It is late on Wednesday evening, December 18, 2012 and I am finally sitting down to write something that I think is important to share with my readers. I am getting back to performing book reviews and the one I am about to share was not on the scheduled radar. In fact, I have been very remiss in posting all of my reviews...I think I am about 12 behind schedule. I hope to catch up and post all of them over the next couple of weeks, because the fact is, I've been working two jobs and reading, and reading, and reading in between, but have had very little time for anything else. This past week or so has been even crazier with more work than I care to mention, but that is another story for another blog.
So without further ado...here is my next book review.
A week ago, a request came from a fellow writer asking if anyone wanted to review her book. Naturally, I said yes, not even knowing what the book would be about. All I knew was that it was going to be a "tear-jerker deluxe". Always up for those type of books and considering what I had been reading lately, I thought it would be a nice change of pace.
When Ginae B. McDonald emailed me the book, I read the title Euthanasia and the Empath, I was first taken aback. It was not what I was expecting. I tend not to read this type of genre, but then I thought to myself, "What kind of reviewer would I be if I didn't review all types of books?" My reply to that was "a pretty crappy one". Good reviewers read whatever comes there way and provides an honest insight into the book no matter what the topic. So, I forged ahead.
When I started to read Euthanasia and the Empath, I was pleasantly surprised. What was I dreading? There was no macabre or gross parts. Actually, what followed was an empathic woman's story of dealing with pet euthanasia. It begins with a recounting of how she developed a sensitivity or bond, if you will, to the animals whom she crosses paths. Reading this gave me an insight to another side of the woman whom I have come to know through her writing.
Ms. McDonald introduces us to Mao, her beloved pet, and shares with the reader how they become so close that he is referred to as her son. I found this to be truly believable. Dogs love unconditionally, are really smart and know when they are treated really well or really bad. While they may not be able to talk, they become one of the family simply by weaving themselves into the fabric of their owner's life. So the fact that Ginae refers to Mao as her son, it is not surprising to me in the least.
Most dogs don't have a long life in comparison to us humans. The phrase "dog years" is very true in the sense that by the time a dog gets to be eight, nine, ten years old, it slows down and becomes less active like humans would when they reach 70, 80, 90 years of age. At age 11, Mao is really old, his body is failing and the author has come to the realization that her beloved's time has come.

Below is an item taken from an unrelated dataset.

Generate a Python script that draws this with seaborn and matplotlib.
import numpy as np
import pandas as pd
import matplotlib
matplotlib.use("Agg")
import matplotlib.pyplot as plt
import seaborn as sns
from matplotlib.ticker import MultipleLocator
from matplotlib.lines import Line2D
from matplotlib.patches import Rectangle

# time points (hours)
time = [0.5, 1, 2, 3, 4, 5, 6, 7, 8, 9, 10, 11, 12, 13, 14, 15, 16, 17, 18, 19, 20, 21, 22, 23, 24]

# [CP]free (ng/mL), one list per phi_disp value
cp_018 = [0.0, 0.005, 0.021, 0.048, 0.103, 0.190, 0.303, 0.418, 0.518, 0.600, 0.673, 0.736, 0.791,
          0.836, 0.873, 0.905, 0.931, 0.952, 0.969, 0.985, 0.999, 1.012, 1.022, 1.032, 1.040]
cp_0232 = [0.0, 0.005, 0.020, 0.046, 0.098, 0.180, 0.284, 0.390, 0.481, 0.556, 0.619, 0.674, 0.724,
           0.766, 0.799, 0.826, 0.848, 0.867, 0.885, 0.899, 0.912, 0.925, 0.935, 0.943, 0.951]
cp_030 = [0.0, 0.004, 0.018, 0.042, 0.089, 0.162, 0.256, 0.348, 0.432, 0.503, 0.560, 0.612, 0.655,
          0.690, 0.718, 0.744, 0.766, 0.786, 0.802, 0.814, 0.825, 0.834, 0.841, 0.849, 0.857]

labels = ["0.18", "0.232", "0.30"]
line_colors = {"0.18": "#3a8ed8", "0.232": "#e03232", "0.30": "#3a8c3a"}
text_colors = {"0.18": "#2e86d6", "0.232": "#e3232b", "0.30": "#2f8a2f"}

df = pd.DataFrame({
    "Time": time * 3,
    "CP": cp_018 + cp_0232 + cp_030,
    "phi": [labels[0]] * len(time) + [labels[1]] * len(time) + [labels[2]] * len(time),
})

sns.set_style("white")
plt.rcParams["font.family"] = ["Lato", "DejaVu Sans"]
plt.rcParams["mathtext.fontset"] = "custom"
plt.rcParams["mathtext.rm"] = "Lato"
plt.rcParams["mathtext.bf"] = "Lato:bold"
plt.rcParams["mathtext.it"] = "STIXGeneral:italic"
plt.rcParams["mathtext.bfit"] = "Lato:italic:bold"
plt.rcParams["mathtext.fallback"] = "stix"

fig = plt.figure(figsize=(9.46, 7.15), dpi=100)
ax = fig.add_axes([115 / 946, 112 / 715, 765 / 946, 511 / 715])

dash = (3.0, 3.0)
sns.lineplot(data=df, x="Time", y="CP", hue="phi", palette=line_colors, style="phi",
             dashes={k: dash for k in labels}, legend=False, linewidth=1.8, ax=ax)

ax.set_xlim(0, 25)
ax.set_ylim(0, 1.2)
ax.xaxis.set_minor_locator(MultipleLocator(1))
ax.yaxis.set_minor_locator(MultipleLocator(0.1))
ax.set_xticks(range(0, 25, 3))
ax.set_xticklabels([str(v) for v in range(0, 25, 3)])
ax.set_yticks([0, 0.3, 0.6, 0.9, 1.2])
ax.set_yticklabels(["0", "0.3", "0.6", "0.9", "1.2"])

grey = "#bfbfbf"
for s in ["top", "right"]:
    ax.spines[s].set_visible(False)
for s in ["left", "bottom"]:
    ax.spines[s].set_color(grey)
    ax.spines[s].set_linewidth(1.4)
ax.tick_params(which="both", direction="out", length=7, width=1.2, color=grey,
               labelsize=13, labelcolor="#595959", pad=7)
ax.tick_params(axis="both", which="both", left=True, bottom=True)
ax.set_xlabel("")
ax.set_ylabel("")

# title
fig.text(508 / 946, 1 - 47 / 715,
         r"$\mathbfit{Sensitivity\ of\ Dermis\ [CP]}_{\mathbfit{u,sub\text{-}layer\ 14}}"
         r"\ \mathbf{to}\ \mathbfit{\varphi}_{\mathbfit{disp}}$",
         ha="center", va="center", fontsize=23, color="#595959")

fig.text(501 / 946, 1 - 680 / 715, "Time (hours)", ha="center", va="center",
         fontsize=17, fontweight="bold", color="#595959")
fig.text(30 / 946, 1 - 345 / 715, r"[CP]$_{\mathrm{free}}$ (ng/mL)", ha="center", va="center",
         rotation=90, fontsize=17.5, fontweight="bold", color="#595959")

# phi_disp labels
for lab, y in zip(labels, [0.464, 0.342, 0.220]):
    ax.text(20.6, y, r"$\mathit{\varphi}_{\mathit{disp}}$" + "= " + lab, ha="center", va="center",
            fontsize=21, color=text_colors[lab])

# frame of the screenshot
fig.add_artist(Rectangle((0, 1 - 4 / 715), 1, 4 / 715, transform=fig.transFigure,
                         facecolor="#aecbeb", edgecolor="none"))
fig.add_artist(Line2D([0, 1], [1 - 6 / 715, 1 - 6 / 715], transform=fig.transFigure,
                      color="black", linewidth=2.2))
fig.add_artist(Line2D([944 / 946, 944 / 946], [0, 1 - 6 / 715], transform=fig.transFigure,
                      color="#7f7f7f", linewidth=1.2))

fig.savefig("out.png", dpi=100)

What follows is raw, deeply revealing, and at moments, gut wrenching. Ginae's empathic abilities has put her in a position where she finds no solace in the decision to be made nor in the act itself. Worse yet is the fact that she must go through this not once in her life, not twice, but three times. No one is shielded from death. It is a fact of life. To become a pet owner means accepting the unwritten rule that death will happen more frequently. But to make a conscious decision to euthanize a pet when it is sick or can no longer function due to age complications is even harder to handle. While some may deal with it easily, empathic people tend to suffer emotionally far greater than the average person. However, the flip side to this is that empaths are more aware with everything around them; recognizing things that are not so easily seen; such as in Ginae's case of the rare yellow butterfly.
The rest of this short read discusses the five stages of grief and how the author worked through each of them with the loss of her beloved pets. Finally, Ginae ends with a section on coping, what she did to get through, and how her empathic ability was helpful.
I believe that the importance of this book is knowing that it is okay to grieve when we are put in a position to have to do things that we don't want to do, but know in our hearts that we must do them. No one wants to have to put their pet down, but when their health deteriorates to the point where they can no longer live a comfortable life due to pain or illness, it must be done because it is the right thing to do. Recognizing that a pet's life may be over in the physical realm, but their spirit will always live on in the hearts of all the lives they touched.
As a side note, I have dealt with this only once in my life. I was away at college and knew from the last time I was home that my dog, Charlie, didn't have much time left. I remember vividly waking up that morning in school and saying that he was going to die that day. My mom called me later that night and told me. My parents came to pick me up for Spring Break the next weekend. We decided to take a small trip because none of us wanted to be in the house together, but alone with thoughts of our beloved member of the family that was no longer there. As I write this review now, it's beginning to make sense and I think I can finally put a name to this uncanny ability to feel things far more than the average...I believe it's called empathy.